If you’re a young investor and are interested in buying a dividend-paying stock or building a portfolio full of them, then this article will make the process much easier for you. I’ve scoured the market and compiled a list of three top dividend stocks from different industries, so let’s take a closer look at each to determine if you should buy one or more of them today.
1. Emera Inc.
Emera Inc. (TSX:EMA) is one of the largest generators, transmitters, and distributors of electricity in Canada, the United States, and the Caribbean, and when it completes its acquisition of TECO Energy, Inc., it will have over US$20 billion in assets and be one of the 20 largest regulated utilities in North America. It pays a quarterly dividend of $0.475 per share, or $1.90 per share annually, which gives its stock a yield of about 4.1% at today’s levels.

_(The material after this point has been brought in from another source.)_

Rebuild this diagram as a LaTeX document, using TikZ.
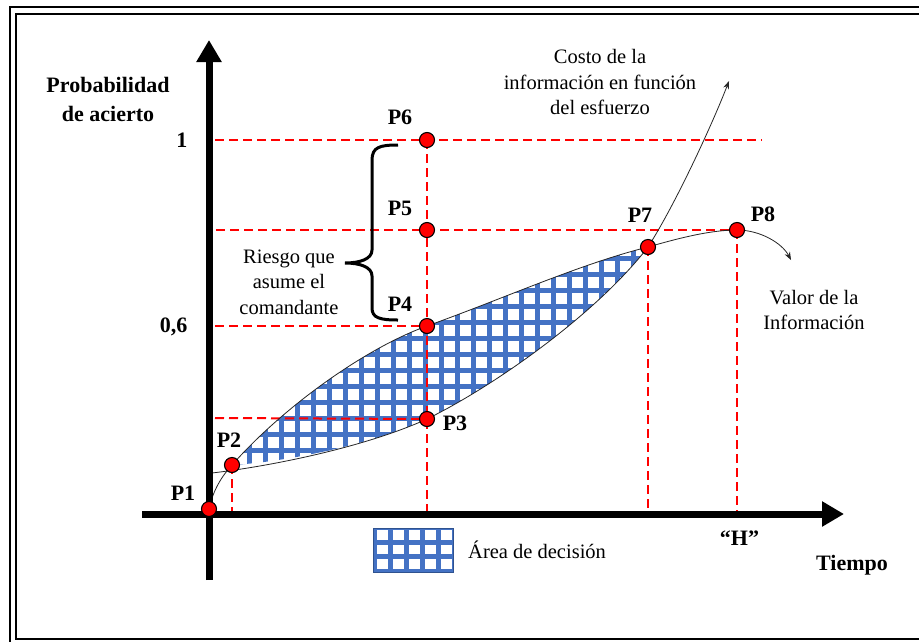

It is also important to make two notes.
First, the company’s two dividend increases since the start of 2015, including its 18.8% hike in August 2015, have it on pace for fiscal 2016 to mark the 10th consecutive year in which it has raised its annual dividend payment.
Second, Emera has an annual dividend-per-common-share growth target of 8% through 2019, and it has noted that its acquisition of TECO Energy positions it to extend this target beyond 2019.
2. Laurentian Bank of Canada
Laurentian Bank of Canada (TSX:LB) is one of eastern Canada’s largest banking institutions with approximately $40.3 billion in total assets. It pays a quarterly dividend of $0.58 per share, or $2.32 per share annually, which gives its stock a yield of about 4.6% at today’s levels.
It is also important to make two notes.
First, the company’s two dividend increases since the start of 2015, including its 3.6% hike in December 2015, have it on pace for fiscal 2016 to mark the ninth consecutive year in which it has raised its annual dividend payment.
Second, Laurentian Bank has kept its dividend-payout ratio around 40% of its adjusted net income in recent years, so I think its consistent growth of net income, including its 5.3% year-over-year increase to an adjusted $1.39 per share in its first quarter of fiscal 2016, and its growing asset base will allow its streak of annual dividend increases to continue for the foreseeable future.
3. Choice Properties Real Estate Investment Trust
Choice Properties Real Est Invstmnt Trst (TSX:CHP.UN) is one of the largest owners of commercial real estate in Canada with 519 predominantly retail properties across the country. It pays a monthly distribution of $0.055833 per share, or $0.67 per share annually, which gives its stock a yield of about 5.3% at today’s levels.
It is also important to make two notes.
First, the company’s 3.1% dividend hike in November, which was effective for its January 2016 distribution, has it on pace for fiscal 2016 to mark the first year in which it has raised its annual distribution since it went public in 2013.
Second, I think Choice’s consistent growth of funds from operations, including its 4.3% year-over-year increase to an adjusted $0.777 per share in fiscal 2015, its modest payout ratio, and its growing property portfolio will allow it to announce another dividend hike before the end of the year.